Do you know what the problem with most political polling podcasts is? They aren't dry enough. Having had my fill of the jocular crew and their occasional obscure sports references over at 538 yesterday, I fished around for other podcasts that aim to suck the punditry and fun out of our current election cycle with cold statistical analysis. Many people recommended Politics & Polls with Julian Zelizer and Sam Wang.
On his endearingly dated website, Wang leverages his background in biophysics and neuroscience to do math-y things and aggregate public polling data. Wang's model is significantly more bullish on a Clinton victory than, say, Nate Silver's, contributing to his popularity among left-leaning individuals. I was curious to give this podcast a listen to learn more about the differences in his methodology that would lead him to this conclusion, because I'm a fucking nerd.

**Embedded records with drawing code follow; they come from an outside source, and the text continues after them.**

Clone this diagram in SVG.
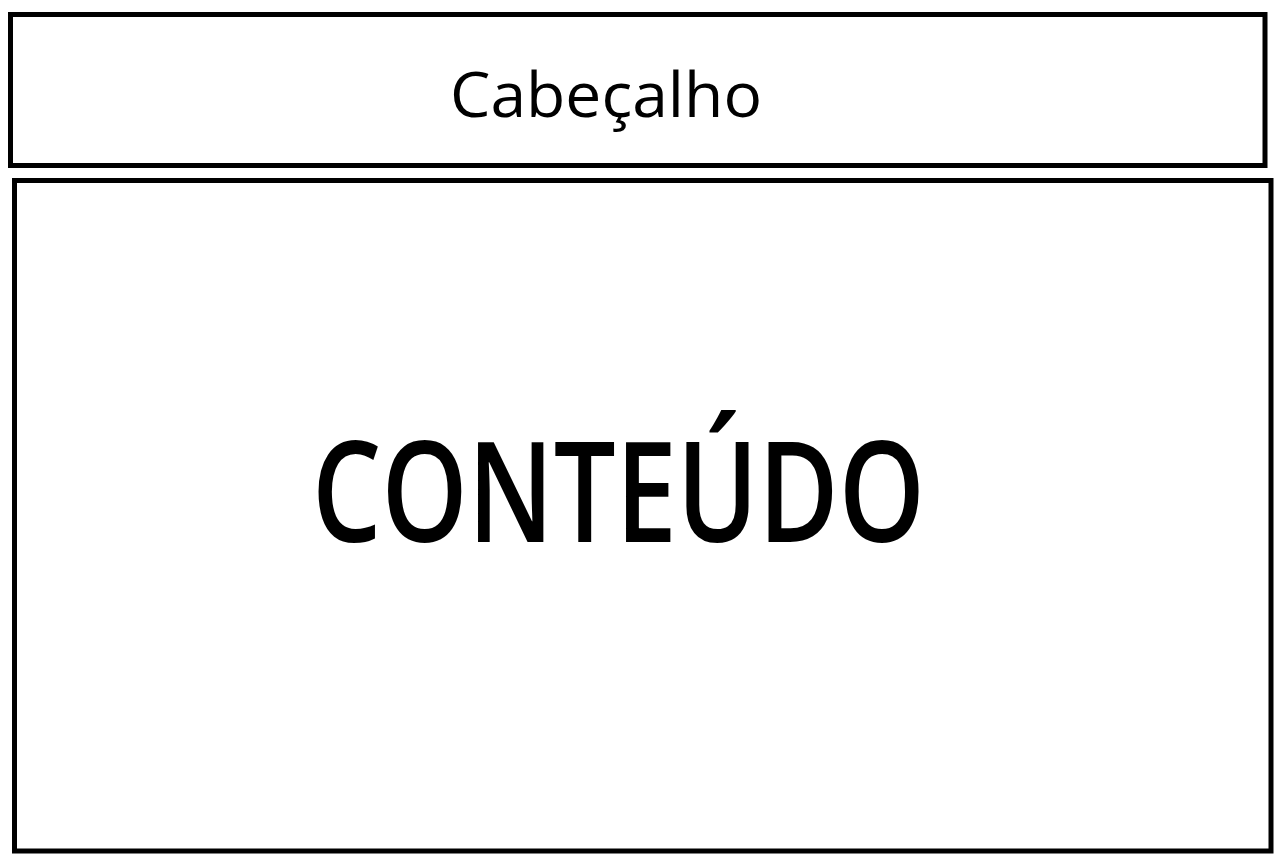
<svg xmlns="http://www.w3.org/2000/svg" width="1280" height="863" viewBox="0 0 1280 863">
  <style>
    .box { fill: #ffffff; stroke: #000000; stroke-width: 5; }
    .lbl { font-family: "Open Sans", "Noto Sans", "Liberation Sans", sans-serif; fill: #000000; text-anchor: middle; }
  </style>
  <rect x="0" y="0" width="1280" height="863" fill="#ffffff"/>
  <g id="cabecalho">
    <rect class="box" x="10.5" y="14.5" width="1254.5" height="151"/>
    <text class="lbl" x="606" y="116.5" font-size="63" textLength="312" lengthAdjust="spacingAndGlyphs">Cabeçalho</text>
  </g>
  <g id="conteudo">
    <rect class="box" x="14.5" y="180.5" width="1256.5" height="670.5"/>
    <text class="lbl" x="618.5" y="542" font-size="140" font-weight="600" textLength="613" lengthAdjust="spacingAndGlyphs">CONTEÚDO</text>
  </g>
  <g id="connectors"/>
</svg>
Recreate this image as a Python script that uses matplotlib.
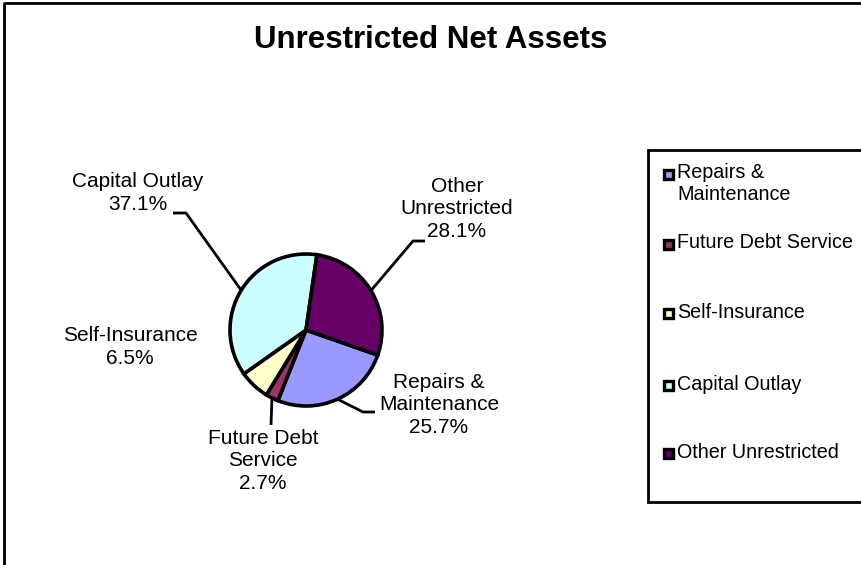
import matplotlib
matplotlib.use("Agg")
import matplotlib.pyplot as plt
from matplotlib.patches import Rectangle
import numpy as np

categories = ["Repairs & Maintenance", "Future Debt Service", "Self-Insurance",
              "Capital Outlay", "Other Unrestricted"]
values = [25.7, 2.7, 6.5, 37.1, 28.1]
label_names = ["Repairs &\nMaintenance", "Future Debt\nService", "Self-Insurance",
               "Capital Outlay", "Other\nUnrestricted"]
legend_names = ["Repairs &\nMaintenance", "Future Debt Service", "Self-Insurance",
                "Capital Outlay", "Other Unrestricted"]
colors = ["#9999FF", "#993366", "#FFFFCC", "#CCFFFF", "#660066"]
title = "Unrestricted Net Assets"

plt.rcParams['font.family'] = ['Liberation Sans', 'DejaVu Sans']

W, H = 862, 565
fig = plt.figure(figsize=(W / 100, H / 100), dpi=100)
ax = fig.add_axes([0, 0, 1, 1])

cx, cy, R = 306, 330, 76
wedges, _ = ax.pie(values, colors=colors, startangle=19.3, counterclock=True,
                   center=(cx, cy), radius=R,
                   wedgeprops=dict(edgecolor='black', linewidth=2.6))
ax.set_xlim(0, W)
ax.set_ylim(H, 0)
ax.set_aspect('auto')
ax.axis('off')

# figure border (extends past right/bottom)
ax.plot([4, 4, W + 10], [H + 10, 3, 3], color='black', lw=2.0, clip_on=False)

ax.text(431, 40, title, ha='center', va='center', fontsize=22.5, fontweight='bold')

fs = 15
# label positions (block centers) and leader elbows
label_pos = [(439, 405), (263, 461), (130, 347), (138, 193), (457, 209)]
elbows = [[(363, 412), (375, 412)],
          [(271, 425)],
          None,
          [(186, 213), (173, 213)],
          [(413, 241), (425, 241)]]

for w, v, name, pos, elb in zip(wedges, values, label_names, label_pos, elbows):
    ax.text(pos[0], pos[1], f"{name}\n{v:.1f}%", ha='center', va='center',
            fontsize=fs, linespacing=1.25)
    if elb is not None:
        mid = np.deg2rad((w.theta1 + w.theta2) / 2)
        ex, ey = cx + R * np.cos(mid), cy + R * np.sin(mid)
        xs = [ex] + [p[0] for p in elb]
        ys = [ey] + [p[1] for p in elb]
        ax.plot(xs, ys, color='black', lw=2.0, solid_capstyle='butt')

# legend box
ax.add_patch(Rectangle((648, 150), 300, 352, facecolor='white', edgecolor='black',
                       lw=2.0, clip_on=False))
leg_y = [174, 244, 313, 385, 453]
for name, c, y in zip(legend_names, colors, leg_y):
    ax.add_patch(Rectangle((664.5, y - 4.5), 9, 9, facecolor=c, edgecolor='black', lw=2.4))
    ax.text(677, y - 10.5, name, ha='left', va='top', fontsize=14.2, linespacing=1.15)

fig.savefig("out.png", dpi=100)
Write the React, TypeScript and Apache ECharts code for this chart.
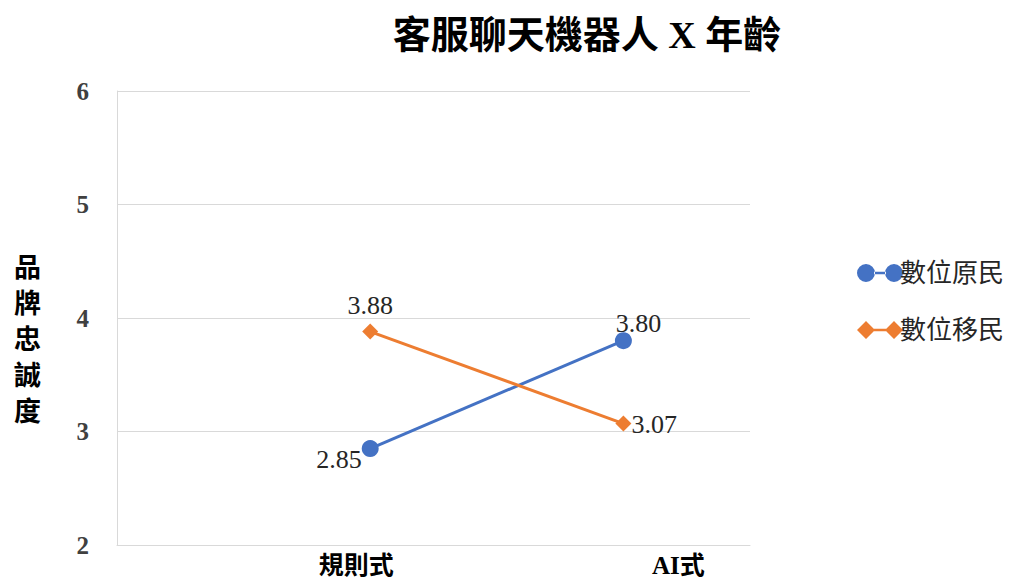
import React, { useEffect, useRef } from "react";
import * as echarts from "echarts";

const titleText = "客服聊天機器人 X 年齡";
const yAxisName = ["品", "牌", "忠", "誠", "度"];
const categories = ["規則式", "AI式"];
const categoryPositions = [1, 2];
const seriesNames = ["數位原民", "數位移民"];
const nativesValues = [2.85, 3.8];
const immigrantsValues = [3.88, 3.07];
const yTicks = [2, 3, 4, 5, 6];

const SERIF = "'Liberation Serif', 'Times New Roman', 'Noto Sans CJK TC', serif";
const CJK = "'Liberation Serif', 'Noto Sans CJK TC', serif";

const circleIcon =
  "path://M0,9a9,9 0 1,0 18,0a9,9 0 1,0 -18,0Z M17,7.8h12v2.4h-12Z M28,9a9,9 0 1,0 18,0a9,9 0 1,0 -18,0Z";
const diamondIcon =
  "path://M0,9L9,0L18,9L9,18Z M17,7.8h12v2.4h-12Z M28,9L37,0L46,9L37,18Z";

export default function App() {
  const ref = useRef<HTMLDivElement>(null);
  useEffect(() => {
    if (!ref.current) return;
    const chart = echarts.init(ref.current, undefined, { renderer: "svg" });
    const labelFont = { fontFamily: SERIF, fontSize: 26, color: "#262626" };
    const nativesLabels = [
      { position: "left", offset: [4, 11], distance: 4 },
      { position: "top", offset: [15, 8], distance: 4 },
    ];
    const immigrantsLabels = [
      { position: "top", offset: [0, 1], distance: 6 },
      { position: "right", offset: [-6, 1], distance: 6 },
    ];
    chart.setOption({
      animation: false,
      backgroundColor: "#ffffff",
      title: {
        text: titleText,
        left: 582,
        top: 11,
        textAlign: "center",
        textStyle: { fontFamily: CJK, fontSize: 38, fontWeight: "bold", color: "#000" },
      },
      grid: { left: 117, right: 259, top: 91, bottom: 38, containLabel: false },
      legend: {
        orient: "vertical",
        left: 852,
        top: 255,
        itemWidth: 46,
        itemHeight: 18,
        itemGap: 31,
        textStyle: { fontFamily: CJK, fontSize: 26, color: "#262626", padding: [0, 0, 0, -8] },
        data: [
          { name: seriesNames[0], icon: circleIcon },
          { name: seriesNames[1], icon: diamondIcon },
        ],
      },
      graphic: [
        {
          type: "text",
          left: 14,
          top: 250,
          style: {
            text: yAxisName.join("\n"),
            fontFamily: CJK,
            fontSize: 27,
            fontWeight: "bold",
            lineHeight: 36,
            fill: "#000",
            textAlign: "left",
          },
        },
      ],
      xAxis: {
        type: "value",
        min: 0,
        max: 2.5,
        interval: 0.5,
        axisLine: { show: true, lineStyle: { color: "#d9d9d9", width: 1 } },
        axisTick: { show: false },
        splitLine: { show: false },
        axisLabel: {
          margin: 8,
          formatter: (v: number) => {
            const i = categoryPositions.indexOf(v);
            return i >= 0 ? `{c${i}|${categories[i]}}` : "";
          },
          rich: {
            c0: {
              fontFamily: CJK,
              fontSize: 25,
              fontWeight: "bold",
              color: "#000",
              padding: [0, 28, 0, 0],
            },
            c1: {
              fontFamily: CJK,
              fontSize: 25,
              fontWeight: "bold",
              color: "#000",
              padding: [0, 0, 0, 110],
            },
          },
        },
      },
      yAxis: {
        type: "value",
        min: yTicks[0],
        max: yTicks[yTicks.length - 1],
        interval: 1,
        axisLine: { show: true, lineStyle: { color: "#d9d9d9", width: 1 } },
        axisTick: { show: false },
        splitLine: { show: true, lineStyle: { color: "#d9d9d9", width: 1 } },
        axisLabel: {
          margin: 28,
          fontFamily: SERIF,
          fontSize: 25,
          fontWeight: "bold",
          color: "#404040",
        },
      },
      series: [
        {
          name: seriesNames[0],
          type: "line",
          symbol: "circle",
          symbolSize: 17,
          itemStyle: { color: "#4472C4" },
          lineStyle: { color: "#4472C4", width: 3 },
          data: nativesValues.map((v, i) => ({
            value: [categoryPositions[i], v],
            label: { show: true, ...nativesLabels[i], ...labelFont, formatter: v.toFixed(2) },
          })),
        },
        {
          name: seriesNames[1],
          type: "line",
          symbol: "diamond",
          symbolSize: 16,
          itemStyle: { color: "#ED7D31" },
          lineStyle: { color: "#ED7D31", width: 3 },
          data: immigrantsValues.map((v, i) => ({
            value: [categoryPositions[i], v],
            label: { show: true, ...immigrantsLabels[i], ...labelFont, formatter: v.toFixed(2) },
          })),
        },
      ],
    });
    return () => chart.dispose();
  }, []);
  return (
    <div
      ref={ref}
      style={{ position: "fixed", left: 0, top: 0, width: 1009, height: 583, background: "#fff" }}
    />
  );
}
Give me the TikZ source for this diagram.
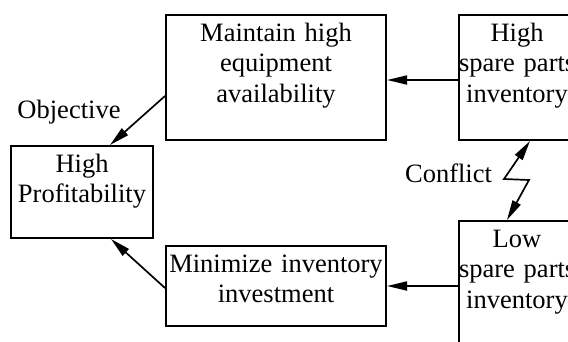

Instead, the two episodes that I listened to turned out to be engaging miniature history lessons with guests that only sometimes veered into polling minutia. On "Gender & Politics," Zelizer and Wang interview Rebecca Traister (author of All the Single Ladies), and she provided an insightful overview of how gender issues and even significant milestones in women's history can be overlooked or poorly covered. One example of this: after Hillary Clinton became the first woman to win a state's presidential party for a major party in 2008, almost no mainstream media outlets picked that up as the main takeaway (with many instead focusing on whether or not it helped that she cried beforehand). In another episode, the recent history of the religious right's role in politics was given a nuanced look, including divisions among different groups as to what actually constitutes a religious political agenda.
If I were to recommend this podcast to any type of person in particular, I guess it would be great for... people who are obsessed with politics, but are also completely burned out by this election, but also continue to have an appetite for more coverage from different perspectives? I can't be the only one.